Me casé cuando trabajaba en la región Norte de la República del Perú. Durante el embarazo de mi esposa, Ana, fuimos transferidos al distrito misionero de El Dorado. Allí nació nuestro primer hijo, David Alejandro, trayendo mucha alegría a nuestro hogar.
Trabajamos arduamente en el evangelismo, predicando el mensaje de la salvación en Cristo. El distrito estaba compuesto por 31 iglesias y grupos, todos distantes uno del otro. Recuerdo con satisfacción las largas horas en que caminaba por la selva, bajo la lluvia, en medio del barro, y raras veces en motocicleta.
Sin embargo, mi alegría en el ministerio se fue apagando porque nuestro hijo comenzó a presentar, ya en sus primeros meses de vida, serios problemas de salud que se complicaron gradualmente. Orábamos con lágrimas y súplicas a Dios, pero la condición de David no cambiaba. Tuvimos que llevarlo varias veces a Lima, para que fuera atendido. Sin embargo, no presentaba mejorías. Yo me preguntaba: ¿Por qué Dios no responde a nuestras oraciones? Aunque sea un pastor, soy humano, y me dolía mucho el sufrimiento de mi hijo.

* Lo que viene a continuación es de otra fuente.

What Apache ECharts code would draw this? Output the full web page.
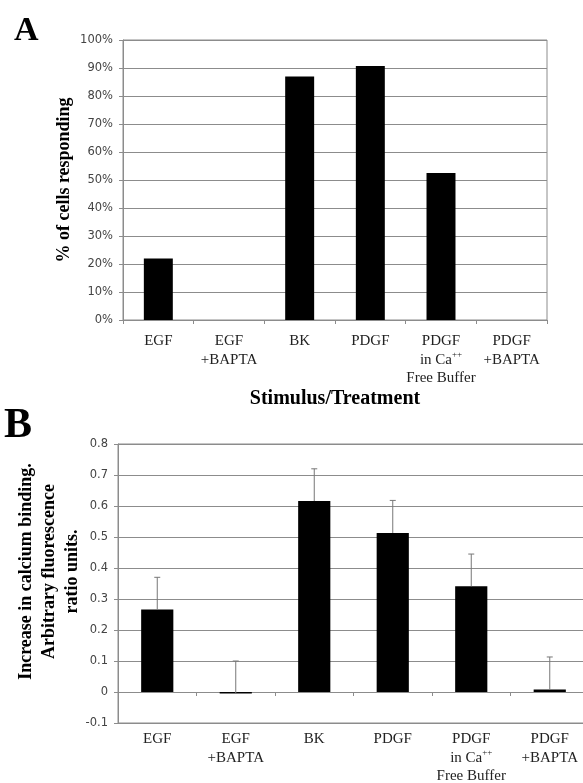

A pesar de toda la tristeza que sentíamos, mi esposa y yo decidimos que la obra del Señor debía avanzar. Decidimos no cruzar los brazos. Prediqué muchas veces con el corazón partido. Salía de casa cuando era todavía de madrugada, dejando a mi hijo llorando de dolor, y después de visitar los hogares de los hermanos, en lugares distantes, regresaba tarde en la noche. No era raro que las lluvias me impidieran dirigir la moto o me hicieran atascar mientras caminaba. Cuando llegaba a mi casa, encontraba a mi hijo sufriendo, en lágrimas.
Sin embargo, Dios nos bendijo ricamente. En 2014, tuve el privilegio de ser ordenado al ministerio. Ese mismo año condujimos a 201 personas al bautismo.
En el inicio de 2015 pensábamos que la salud de nuestro hijo iba a mejorar, pero no fue eso lo que sucedió; de hecho, empeoró bastante. Después de ser sometido a varias ecografías, los médicos detectaron un tumor maligno en su aparato reproductor. El nivel de células cancerígenas en su sangre era de 1.200; lo que normalmente es de 0 a 6.
Mi esposa y mi hijo fueron enviados con urgencia a Lima, mientras yo quedé en el distrito, dirigiendo conferencias evangelizadoras. Mis colegas pastores, los administradores de la Asociación y los hermanos de la iglesia oraban sin cesar. Debido a la gravedad del problema, los médicos debieron remover la gonada genital izquierda de nuestro hijo. Después de la cirugía, los exámenes indicaron que todavía había células cancerígenas en su cuerpo. Continuamos clamando incesantemente. Fue en ese momento que vimos la respuesta divina y el poder de la oración intercesora.
Antes de iniciar las sesiones de quimioterapia, el médico responsable solicitó algunos exámenes más, y para su sorpresa, la cantidad de células cancerígenas había bajado de1.200 a 120. En las semanas siguientes, la disminución prosiguió. Asombrado por loque estaba ocurriendo, el médico exclamó: “¡Es un milagro!”
David necesitará continuar con su tratamiento durante diez años; sin embargo, cada vez que lo llevamos al médico, vemos la confirmación de los milagros de Dios.
El ministerio pastoral tiene sus desafíos, y hay tiempo para llorar, como también lo hay para alegrarse. Sin embargo, lo que jamás debe haber es tiempo para desconfiar de Dios. Las pruebas y los temores por los que atravesamos deben llevarnos más cerca de nuestro Señor. Mi versículo favorito ha sido el Salmo 23:4, donde dice: “Aunque ande en valle de sombra de muerte, no temeré mal alguno, porque tú estarás conmigo”. Por lo tanto, sigamos adelante, confiando plenamente en nuestro Dios, sabiendo que en sus manos estamos seguros.